Skip to content

Notational Conventions

The key words MUST, MUST NOT, REQUIRED, SHALL, SHALL NOT, SHOULD, SHOULD NOT, RECOMMENDED, MAY, and OPTIONAL in this document are to be interpreted as described in RFC 2119.

Throughout the specification, controlled-vocabulary terms are written as CURIEs of the form MS:1000511 and, where helpful, linked to their definition in the PSI-MS controlled vocabulary. When a term name is inflected into a Parquet column name, it appears in code font, e.g. MS_1000511_ms_level — see Column Name Inflection.

Code samples

This document describes both a file format and a set of suggested algorithms for preparing data to be stored in that format. The original author (Joshua Klein) includes snippets of Python code to illustrate these operations, under the assumption that most technical programmers will be able to read Python and that Python is effectively executable pseudocode.

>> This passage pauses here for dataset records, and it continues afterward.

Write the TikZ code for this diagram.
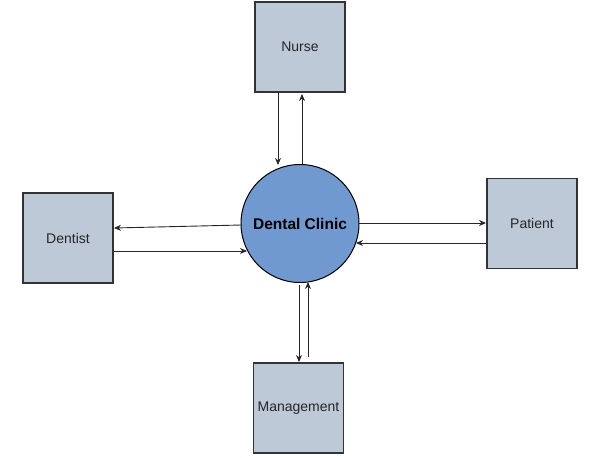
\documentclass[tikz,border=0pt]{standalone}
\usepackage{fontspec}
\setmainfont{Liberation Sans}
\usetikzlibrary{arrows.meta}
\definecolor{boxfill}{HTML}{BDC9D7}
\definecolor{circfill}{HTML}{7099CF}
\definecolor{edge}{HTML}{333333}
\begin{document}
\begin{tikzpicture}[x=1pt,y=-1pt,
  entity/.style={draw=edge,line width=1.3pt,fill=boxfill,minimum width=90pt,minimum height=90pt,inner sep=0pt,font=\fontsize{14}{16}\selectfont,text=black!85},
  flow/.style={draw=black!85,line width=0.9pt,-{Stealth[length=7pt,width=6pt]}}]
\useasboundingbox (0,0) rectangle (606,458);
\node[entity] (nurse) at (300,47) {Nurse};
\node[entity] (dentist) at (68,238) {Dentist};
\node[entity] (patient) at (532,223.5) {Patient};
\node[entity] (mgmt) at (298.5,408) {Management};
\node[circle,draw=black,line width=1pt,fill=circfill,minimum size=118pt,inner sep=0pt,font=\bfseries\fontsize{15.5}{18}\selectfont] (dc) at (300,223.5) {Dental Clinic};
% Nurse
\coordinate (n1s) at (278,92);
\coordinate (n1e) at (278,165);
\draw[flow] (n1s) -- (n1e);
\coordinate (n2s) at (302,163.5);
\coordinate (n2e) at (302,94);
\draw[flow] (n2s) -- (n2e);
% Dentist
\coordinate (d1s) at (241.5,225);
\coordinate (d1e) at (114,228);
\draw[flow] (d1s) -- (d1e);
\coordinate (d2s) at (114,251);
\coordinate (d2e) at (247,251);
\draw[flow] (d2s) -- (d2e);
% Patient
\coordinate (p1s) at (359,223);
\coordinate (p1e) at (486,223);
\draw[flow] (p1s) -- (p1e);
\coordinate (p2s) at (486,243);
\coordinate (p2e) at (356,243);
\draw[flow] (p2s) -- (p2e);
% Management
\coordinate (m1s) at (299,285);
\coordinate (m1e) at (299,362);
\draw[flow] (m1s) -- (m1e);
\coordinate (m2s) at (308,357);
\coordinate (m2e) at (308,282);
\draw[flow] (m2s) -- (m2e);
\end{tikzpicture}
\end{document}
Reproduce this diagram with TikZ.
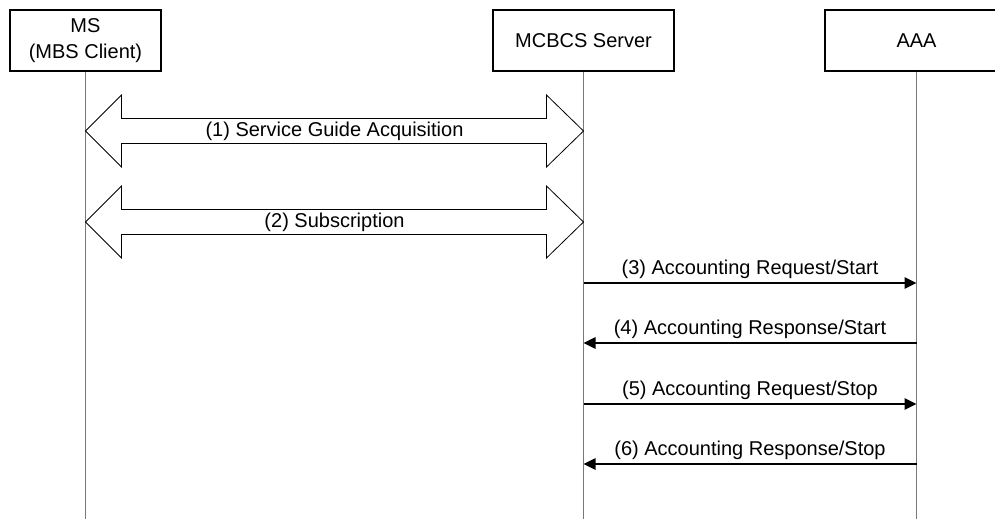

The snippets rely on three components:

  • abstract base classes from the Python standard library, used for type annotations;
  • NumPy v2.1, for array operations that are assumed to be understandable; and
  • PyArrow v20.0, for operations on Apache Arrow arrays, which are conceptually equivalent to the in-memory representation of data stored in Parquet files.

Algorithms are illustrative, not normative

Except where the prose explicitly uses RFC 2119 keywords, the code samples describe one correct way to produce conformant data. Implementations are free to use any method that yields an equivalent, conformant result.